We’ll divide our reports into a training set and testing set. The training set will be used to train the classifier, and the testing set will be used to verify the accuracy of the classifier.
Our first step is to count ALL the words in the training set’s reports. This will allow us to get a list of the 300 most common words (or features) in the reports. Then we go back to each report and check for the presence of each feature in each report. We generate a dictionary for each report, consisting of each of the 300 features, and then a True or a False whether that feature/word is in the report.
Finally, we pass this dictionary and the report’s sentiment into the classifier. So we would expect a SELL report to have lots of True values for the features “weak”, “decline”, and “pressure”.

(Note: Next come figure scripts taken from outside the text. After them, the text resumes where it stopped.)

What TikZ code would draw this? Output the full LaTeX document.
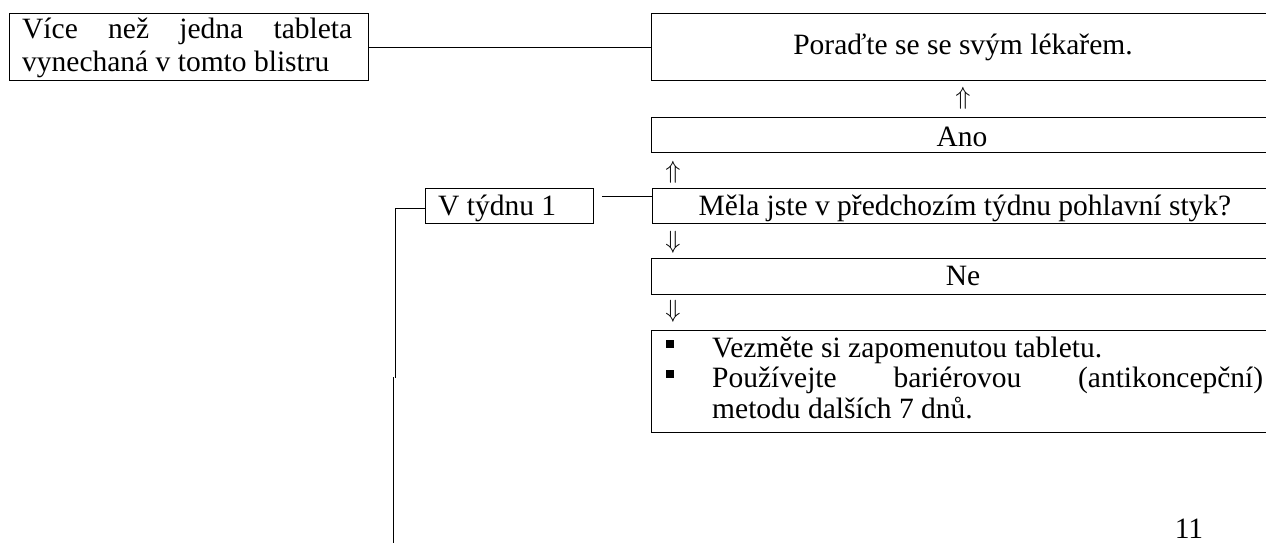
\documentclass[tikz,border=0pt]{standalone}
\usepackage{fontspec}
\setmainfont{Liberation Serif}
\begin{document}
\begin{tikzpicture}[x=1pt,y=-1pt,
  box/.style={draw, line width=1.3pt, anchor=north west, inner sep=0pt},
  txt/.style={anchor=base, inner sep=0pt, font=\fontsize{29.5}{32}\selectfont},
  arr/.style={anchor=center, inner sep=0pt, font=\fontsize{27}{29}\selectfont},
  conn/.style={line width=1pt},
  sq/.style={fill, minimum size=7.5pt, inner sep=0pt}]
\clip (0,0) rectangle (1266,542);
% boxes
\node[box, minimum width=359pt, minimum height=67pt] (b1) at (9,13) {};
\node[box, minimum width=660pt, minimum height=67pt] (poradBox) at (651,13) {};
\node[box, minimum width=660pt, minimum height=35pt] (anoBox) at (651,117) {};
\node[box, minimum width=660pt, minimum height=35pt] (qBox) at (652,188) {};
\node[box, minimum width=168pt, minimum height=35pt] (vBox) at (425,188) {};
\node[box, minimum width=660pt, minimum height=36pt] (neBox) at (651,258) {};
\node[box, minimum width=660pt, minimum height=102pt] (listBox) at (651,330) {};
% texts
\node[txt, anchor=base west] (t1a) at (22,38) {\makebox[330pt][s]{Více než jedna tableta}};
\node[txt, anchor=base west] (t1b) at (22,71) {vynechaná v tomto blistru};
\node[txt] (tPorad) at (963,54) {Poraďte se se svým lékařem.};
\node[arr] (up1) at (963,98) {$\Uparrow$};
\node[txt] (tAno) at (962,146) {Ano};
\node[arr] (up2) at (673,172) {$\Uparrow$};
\node[txt] (tQ) at (965,215) {Měla jste v předchozím týdnu pohlavní styk?};
\node[txt, anchor=base west] (tV) at (438,215) {V týdnu 1};
\node[arr] (down1) at (673,242) {$\Downarrow$};
\node[txt] (tNe) at (963,285) {Ne};
\node[arr] (down2) at (673,311) {$\Downarrow$};
\node[txt, anchor=base west] (l1) at (712,357) {Vezměte si zapomenutou tabletu.};
\node[txt, anchor=base west] (l2) at (712,387) {\makebox[551pt][s]{Používejte bariérovou (antikoncepční)}};
\node[txt, anchor=base west] (l3) at (712,418) {metodu dalších 7 dnů.};
\node[sq] (s1) at (670,344) {};
\node[sq] (s2) at (670,374) {};
\node[txt] (page) at (1189,538) {11};
% connectors
\draw[conn] (b1.east) -- (b1.east -| poradBox.west);
\coordinate (vq) at (602,196);
\draw[conn] (vq) -- (vq -| qBox.west);
\coordinate (corner) at (395,208);
\coordinate (mid) at (395,378);
\coordinate (midb) at (393,377);
\coordinate (bot) at (393,550);
\draw[conn] (vBox.west |- corner) -- (corner) -- (mid);
\draw[line width=0.9pt] (midb) -- (bot);
\end{tikzpicture}
\end{document}
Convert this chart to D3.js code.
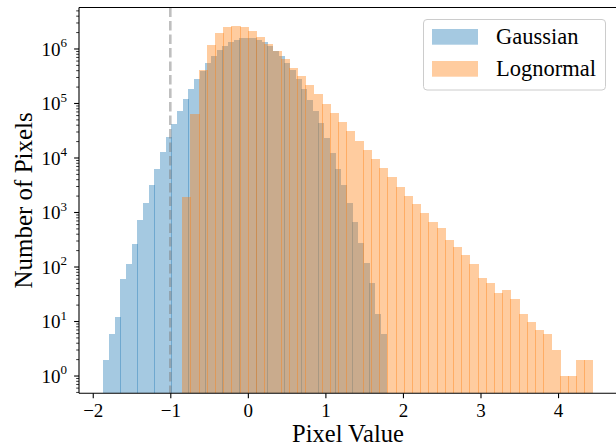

The classifier determines which features appear most frequently in reports of each of the three ratings. It will then use that to read unlabeled reports and return the most probable label. After training, we can see how the classifier performed on the testing set. It generates a nice report displaying the accuracy, as well as the most important features. For each feature, it lists out the ratio of appearances in reports in one label compared to another label.
If we’re unsatisfied with the most important features, we can fine-tune the training process by blacklisting certain domain-specific words, or adding specific words to the list of top 300.
With a completed classifier, we can gauge the sentiment of any new or unlabeled report, no matter where it came from!